Policies And Procedures
The board of education is best served when it chooses to act through established policy which has been carefully developed and deliberated and which is followed consistently in the administration of the school system. Before enacting a policy, the board should first determine whether a policy is needed in a particular area, and, if needed, what its provisions should include to ensure as nearly as possible that any contingency can be resolved by the application of the policy and that the policy is legal and fair to all those affected. Policy manuals should be reviewed often and any policy not needed or whose purpose has been forgotten should be repealed.
A policy manual should avoid unnecessary policies that impede the board's exercise of its discretion. Policy manuals may include job descriptions and expectations for employees. Policy manuals should include expectations of student's behavior through codes of conduct. Policies should be prepared when orderly procedures are required for carrying out the mandate of certain laws. The board's attorney should be involved with the board, the superintendent and the administrative staff in drafting policies and in determining whether policies should remain or be repealed.
For subscribers to GSBA eBOARD and the eLAW module, more information is available on what Georgia law says about roles and responsibilities and school board ethics. Go to your local eBOARD site. If your district subscribes to eLAW, it will be under the Legislation tab. It provides an excellent source of school law information for school board members, superintendents and those in administrative positions with school systems.

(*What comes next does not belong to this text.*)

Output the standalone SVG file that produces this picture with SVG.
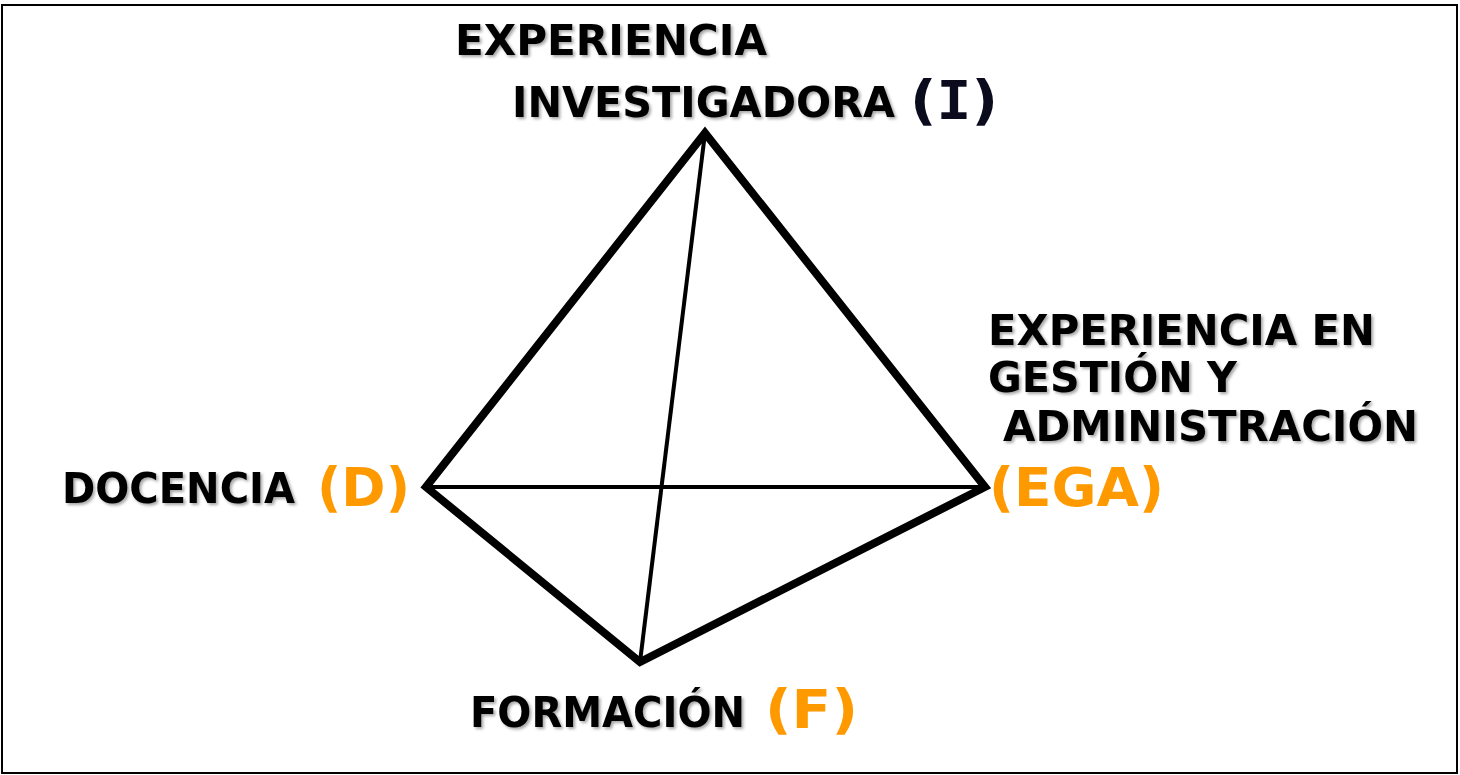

It cannot be overemphasized that board members should stay informed as to the development of school law and be able to recognize when issues involving application of law arise so that a board will not take action without being aware that there are legal consequences. Your school board attorney should be well-versed and informed in school law and should participate with other school board attorneys in the activities of the Georgia Council of School Board Attorneys in order to be of value to the school system.